● WORK TO COMPLETE: Please work out how many lines in the material contain "code" and give only that figure.
* * * * *
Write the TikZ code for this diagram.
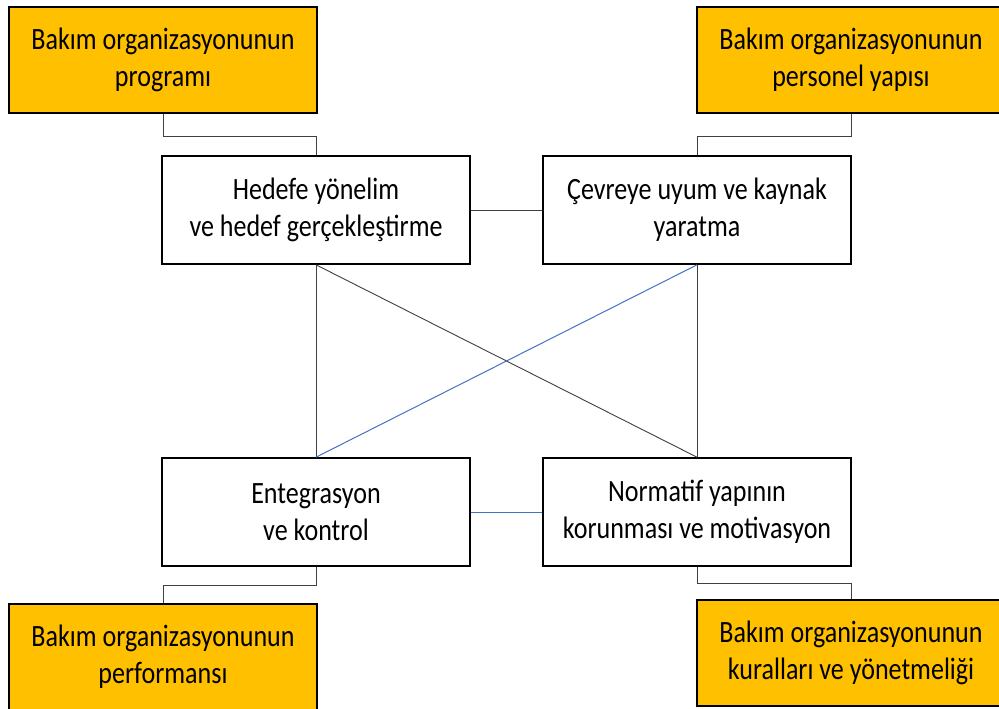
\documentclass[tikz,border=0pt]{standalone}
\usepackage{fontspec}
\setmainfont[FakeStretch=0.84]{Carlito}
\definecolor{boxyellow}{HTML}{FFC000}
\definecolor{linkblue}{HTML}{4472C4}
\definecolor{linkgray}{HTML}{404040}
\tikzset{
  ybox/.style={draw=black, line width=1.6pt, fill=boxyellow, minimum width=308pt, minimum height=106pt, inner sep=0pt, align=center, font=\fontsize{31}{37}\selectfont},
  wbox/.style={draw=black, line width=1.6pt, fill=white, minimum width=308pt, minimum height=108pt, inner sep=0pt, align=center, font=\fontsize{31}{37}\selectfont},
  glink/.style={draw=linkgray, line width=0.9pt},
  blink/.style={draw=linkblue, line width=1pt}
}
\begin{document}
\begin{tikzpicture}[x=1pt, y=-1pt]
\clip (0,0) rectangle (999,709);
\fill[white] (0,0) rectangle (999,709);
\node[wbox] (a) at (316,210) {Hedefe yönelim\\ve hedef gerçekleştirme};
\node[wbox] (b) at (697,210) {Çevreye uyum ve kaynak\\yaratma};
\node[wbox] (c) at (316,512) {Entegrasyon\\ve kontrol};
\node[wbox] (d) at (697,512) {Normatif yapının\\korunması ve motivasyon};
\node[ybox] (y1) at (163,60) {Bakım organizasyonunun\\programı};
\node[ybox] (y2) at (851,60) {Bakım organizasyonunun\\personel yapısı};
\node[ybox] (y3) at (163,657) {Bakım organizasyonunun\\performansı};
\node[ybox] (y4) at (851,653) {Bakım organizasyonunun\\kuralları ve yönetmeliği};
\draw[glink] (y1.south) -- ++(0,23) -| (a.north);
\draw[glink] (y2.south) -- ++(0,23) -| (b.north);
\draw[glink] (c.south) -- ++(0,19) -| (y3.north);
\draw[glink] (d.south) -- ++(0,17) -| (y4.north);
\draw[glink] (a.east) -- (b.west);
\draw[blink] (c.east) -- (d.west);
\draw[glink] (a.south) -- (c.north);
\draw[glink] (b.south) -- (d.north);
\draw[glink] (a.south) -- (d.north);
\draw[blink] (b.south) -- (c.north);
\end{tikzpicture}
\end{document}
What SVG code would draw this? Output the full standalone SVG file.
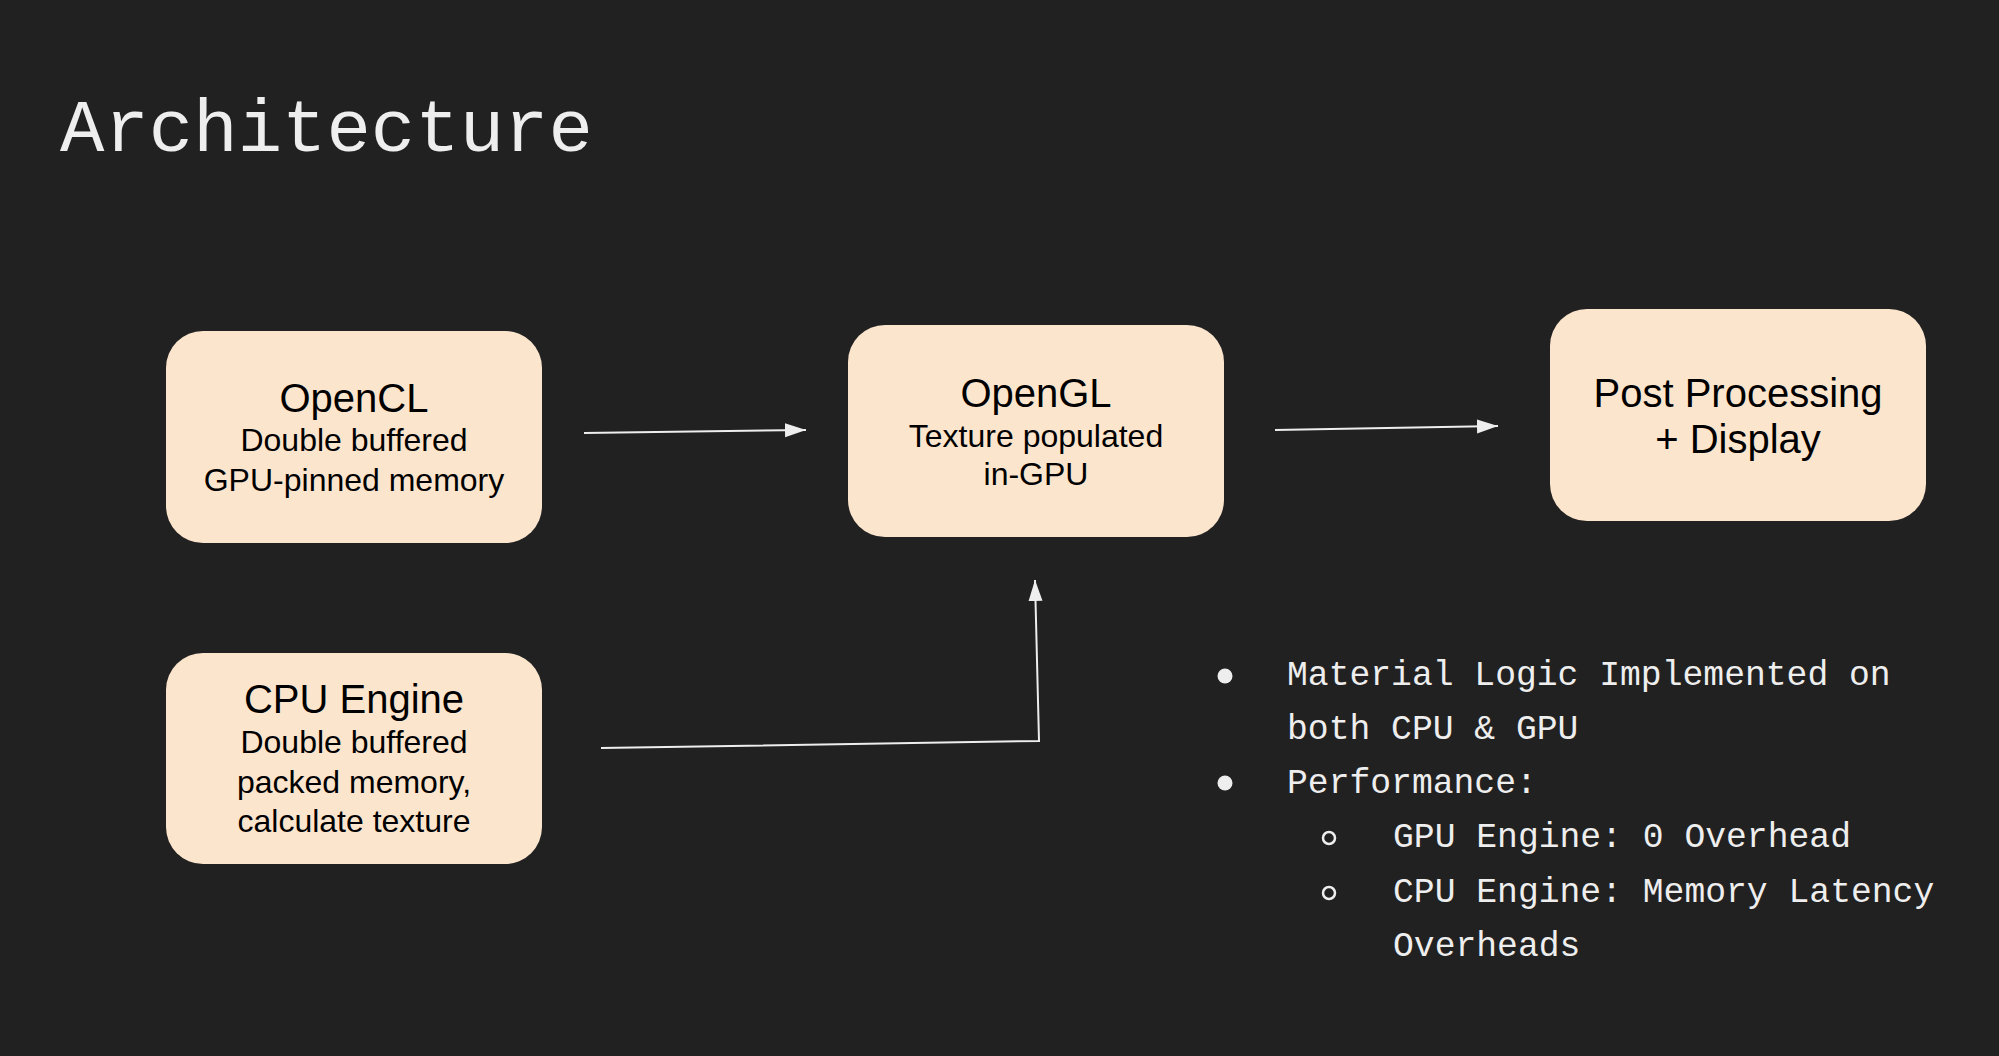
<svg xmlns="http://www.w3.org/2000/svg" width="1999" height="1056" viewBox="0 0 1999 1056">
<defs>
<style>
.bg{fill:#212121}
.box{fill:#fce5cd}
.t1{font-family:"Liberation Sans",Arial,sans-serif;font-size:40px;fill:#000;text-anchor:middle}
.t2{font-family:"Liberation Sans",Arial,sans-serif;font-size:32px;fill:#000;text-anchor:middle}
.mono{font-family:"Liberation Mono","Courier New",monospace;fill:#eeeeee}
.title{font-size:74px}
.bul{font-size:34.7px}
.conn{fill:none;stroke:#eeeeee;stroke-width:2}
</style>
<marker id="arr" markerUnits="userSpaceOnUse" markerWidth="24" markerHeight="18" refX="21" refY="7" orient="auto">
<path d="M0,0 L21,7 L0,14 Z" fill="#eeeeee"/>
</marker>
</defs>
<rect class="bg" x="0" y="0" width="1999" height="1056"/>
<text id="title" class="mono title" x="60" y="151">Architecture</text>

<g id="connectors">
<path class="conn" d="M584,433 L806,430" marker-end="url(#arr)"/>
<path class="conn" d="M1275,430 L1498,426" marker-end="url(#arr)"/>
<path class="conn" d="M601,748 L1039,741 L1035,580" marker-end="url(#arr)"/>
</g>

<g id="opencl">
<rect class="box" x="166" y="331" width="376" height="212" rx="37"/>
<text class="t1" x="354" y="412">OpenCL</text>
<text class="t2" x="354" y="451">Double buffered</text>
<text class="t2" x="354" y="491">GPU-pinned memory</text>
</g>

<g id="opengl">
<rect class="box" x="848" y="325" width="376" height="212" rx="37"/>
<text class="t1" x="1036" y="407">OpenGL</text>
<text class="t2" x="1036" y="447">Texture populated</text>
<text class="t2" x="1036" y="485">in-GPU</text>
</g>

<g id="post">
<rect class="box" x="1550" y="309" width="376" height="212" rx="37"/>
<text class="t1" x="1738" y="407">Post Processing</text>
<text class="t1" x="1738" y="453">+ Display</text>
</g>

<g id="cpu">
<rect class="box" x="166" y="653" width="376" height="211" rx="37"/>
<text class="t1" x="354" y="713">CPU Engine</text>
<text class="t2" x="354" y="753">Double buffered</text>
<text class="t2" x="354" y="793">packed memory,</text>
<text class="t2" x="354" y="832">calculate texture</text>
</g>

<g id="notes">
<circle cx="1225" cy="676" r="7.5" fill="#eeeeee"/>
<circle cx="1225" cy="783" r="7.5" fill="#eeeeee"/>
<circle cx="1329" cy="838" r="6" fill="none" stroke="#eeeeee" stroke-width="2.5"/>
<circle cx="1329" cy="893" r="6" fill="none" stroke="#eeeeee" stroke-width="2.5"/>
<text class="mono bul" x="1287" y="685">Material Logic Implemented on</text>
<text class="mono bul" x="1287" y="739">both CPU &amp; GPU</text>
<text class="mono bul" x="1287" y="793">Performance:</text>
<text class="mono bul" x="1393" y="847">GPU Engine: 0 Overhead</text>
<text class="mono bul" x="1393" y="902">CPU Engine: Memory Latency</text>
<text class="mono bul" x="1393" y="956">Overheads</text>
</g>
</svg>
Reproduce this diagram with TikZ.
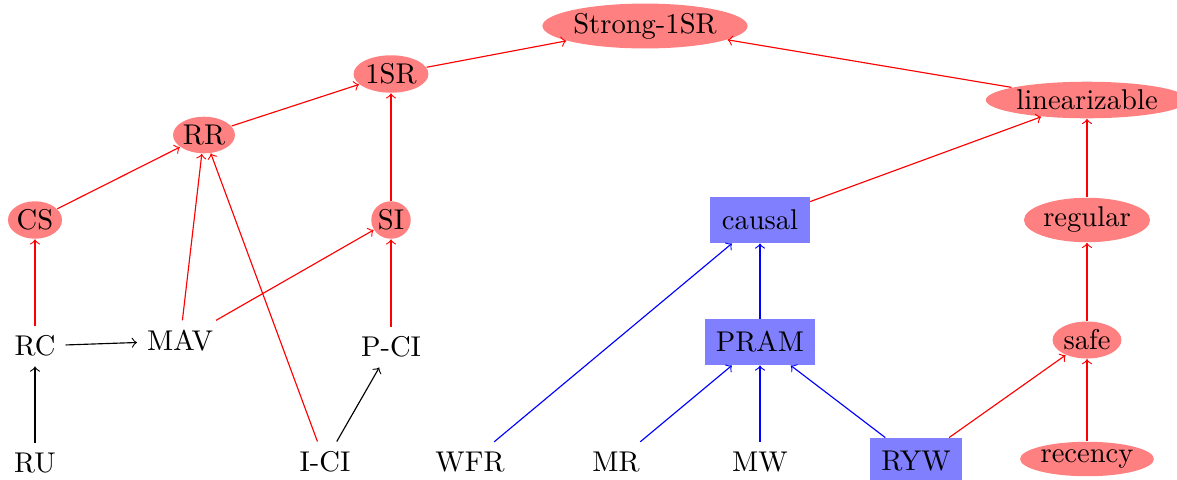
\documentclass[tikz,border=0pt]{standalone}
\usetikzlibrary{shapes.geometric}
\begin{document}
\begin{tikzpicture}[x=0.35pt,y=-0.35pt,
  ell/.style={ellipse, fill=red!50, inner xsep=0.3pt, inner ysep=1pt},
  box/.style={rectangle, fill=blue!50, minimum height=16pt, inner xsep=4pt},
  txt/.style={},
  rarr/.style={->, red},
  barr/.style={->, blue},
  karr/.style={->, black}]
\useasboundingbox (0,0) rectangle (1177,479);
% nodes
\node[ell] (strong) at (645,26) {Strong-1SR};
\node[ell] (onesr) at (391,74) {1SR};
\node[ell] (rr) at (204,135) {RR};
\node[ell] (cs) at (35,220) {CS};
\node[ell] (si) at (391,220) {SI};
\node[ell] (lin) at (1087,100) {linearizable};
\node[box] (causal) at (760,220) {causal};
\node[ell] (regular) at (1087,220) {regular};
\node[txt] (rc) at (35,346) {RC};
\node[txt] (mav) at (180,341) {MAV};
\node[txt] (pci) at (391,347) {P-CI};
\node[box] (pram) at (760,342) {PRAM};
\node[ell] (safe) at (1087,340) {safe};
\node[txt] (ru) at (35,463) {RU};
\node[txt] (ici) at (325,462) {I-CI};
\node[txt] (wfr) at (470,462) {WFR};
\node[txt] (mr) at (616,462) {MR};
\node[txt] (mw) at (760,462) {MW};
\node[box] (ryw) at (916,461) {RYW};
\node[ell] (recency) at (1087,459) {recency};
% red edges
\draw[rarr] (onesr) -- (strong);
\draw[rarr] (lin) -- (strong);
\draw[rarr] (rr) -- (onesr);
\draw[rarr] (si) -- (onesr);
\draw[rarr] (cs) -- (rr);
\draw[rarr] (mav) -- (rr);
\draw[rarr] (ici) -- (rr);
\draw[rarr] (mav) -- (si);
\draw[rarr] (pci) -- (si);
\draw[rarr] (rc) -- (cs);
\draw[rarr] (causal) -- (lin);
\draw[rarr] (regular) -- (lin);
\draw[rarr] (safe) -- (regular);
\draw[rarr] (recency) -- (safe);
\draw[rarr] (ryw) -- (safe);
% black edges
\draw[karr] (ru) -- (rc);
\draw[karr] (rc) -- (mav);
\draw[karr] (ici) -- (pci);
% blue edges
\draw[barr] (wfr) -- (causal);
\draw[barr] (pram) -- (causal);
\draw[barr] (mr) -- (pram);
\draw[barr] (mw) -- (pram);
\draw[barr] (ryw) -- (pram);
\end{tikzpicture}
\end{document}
* * * * *
● WORKED ANSWER: 2